Jaar has often said in regard to his own work that he has failed — but is this technical failure? His work as an “architect” is honed and considered; he knows his margin for error. In its barest précis: Jaar excavates and lays bare the politics of the image; he dissects perception and representation, and he offers an alternative image of ethical relations. At times, as a response, his language succumbs to the vocabulary of victimization, and if not for his public projects, difficult to unveil in a museum setting, the enormous impact of his work as art might not transform into a means to generate self-reliance and respect. Outside the perimeters of a retrospective, 50 public projects in 30 years turn passive reception into active participation within local communities. Time and time again, we fail in our relations to others, but don’t give in, Jaar insists.

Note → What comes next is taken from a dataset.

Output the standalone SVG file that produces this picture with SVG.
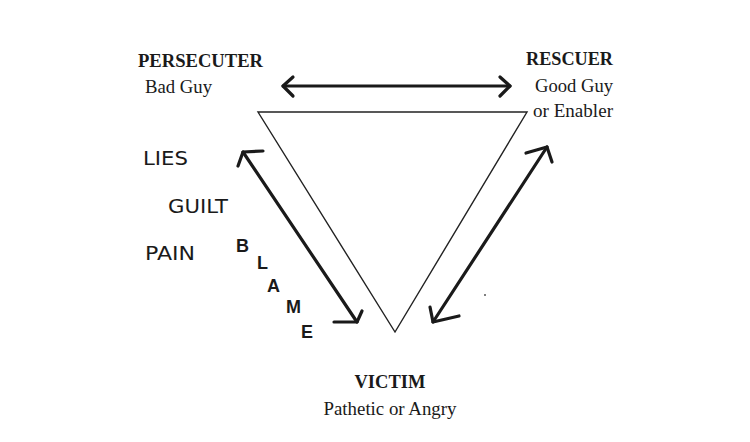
<svg xmlns="http://www.w3.org/2000/svg" width="750" height="442" viewBox="0 0 750 442">
<style>
.role{font-family:"Liberation Serif","Times New Roman",serif;font-weight:bold;font-size:18px;fill:#1a1a1a}
.sub{font-family:"Liberation Serif","Times New Roman",serif;font-size:18px;fill:#1a1a1a}
.word{font-family:"DejaVu Sans","Liberation Sans",sans-serif;font-size:19px;fill:#1a1a1a}
.blame{font-family:"Liberation Sans",Arial,sans-serif;font-weight:bold;font-size:18px;fill:#1a1a1a}
.arrow{fill:none;stroke:#1a1a1a;stroke-width:3.2;stroke-linecap:round;stroke-linejoin:round}
</style>
<rect width="750" height="442" fill="#ffffff"/>
<g id="triangle">
<polygon points="258,112 527,112 395,332" fill="none" stroke="#222" stroke-width="1.4"/>
</g>
<g id="persecuter">
<text class="role" x="138" y="67" textLength="125" lengthAdjust="spacingAndGlyphs">PERSECUTER</text>
<text class="sub" x="145" y="93" textLength="67" lengthAdjust="spacingAndGlyphs">Bad Guy</text>
</g>
<g id="rescuer">
<text class="role" x="613" y="65" text-anchor="end" textLength="87" lengthAdjust="spacingAndGlyphs">RESCUER</text>
<text class="sub" x="613" y="92" text-anchor="end" textLength="78" lengthAdjust="spacingAndGlyphs">Good Guy</text>
<text class="sub" x="613" y="117" text-anchor="end" textLength="80" lengthAdjust="spacingAndGlyphs">or Enabler</text>
</g>
<g id="victim">
<text class="role" x="390" y="388" text-anchor="middle" textLength="71" lengthAdjust="spacingAndGlyphs">VICTIM</text>
<text class="sub" x="390" y="415" text-anchor="middle" textLength="133" lengthAdjust="spacingAndGlyphs">Pathetic or Angry</text>
</g>
<g id="words">
<text class="word" x="143" y="165" textLength="45" lengthAdjust="spacingAndGlyphs">LIES</text>
<text class="word" x="168" y="213" textLength="60" lengthAdjust="spacingAndGlyphs">GUILT</text>
<text class="word" x="145" y="260" textLength="50" lengthAdjust="spacingAndGlyphs">PAIN</text>
</g>
<g id="blame">
<text class="blame" x="236" y="252">B</text>
<text class="blame" x="257" y="269">L</text>
<text class="blame" x="267" y="292">A</text>
<text class="blame" x="286" y="313">M</text>
<text class="blame" x="301" y="338">E</text>
</g>
<g id="connectors">
<path class="arrow" d="M283,86 L510,86"/>
<path class="arrow" d="M293,77 L283,86 L293,96"/>
<path class="arrow" d="M500,77 L510,86 L500,96"/>
<path class="arrow" d="M243,152 L357,322"/>
<path class="arrow" d="M238,166 L243,152 L263,151"/>
<path class="arrow" d="M362,311 L357,322 L334,322"/>
<path class="arrow" d="M547,147 L433,322"/>
<path class="arrow" d="M526,153 L547,147 L552,162"/>
<path class="arrow" d="M430,307 L433,322 L459,316"/>
</g>
<circle cx="485" cy="295" r="1" fill="#555"/>
</svg>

When we fail to see, hear and act, we must continue to resist.
Space for breath
There is also need for recovery — “looking for breathing spaces,” he acknowledges.11 A space for breath is the pause we must make to stave off the paralysis of anxiety; this is the intake valve to imagine something other than perpetual hatred, revenge and victimization. In Opus 1981, he blew inexpertly into a clarinet until breathless and defeated. Later in Rwanda, he intuitively sought visual respite from the horrors of genocide in Field, Road, Cloud (1997) and Embrace (1995). This gesture is repeated in the more recent Kigali (2008). These quiet works neither efface the horror that is within our field of vision nor give us the opportunity to look away. Instead, they offer us the strength to see. They are the eyes of the soul and a means of restitution. This is Alfredo Jaar not as hero but as human being and friend.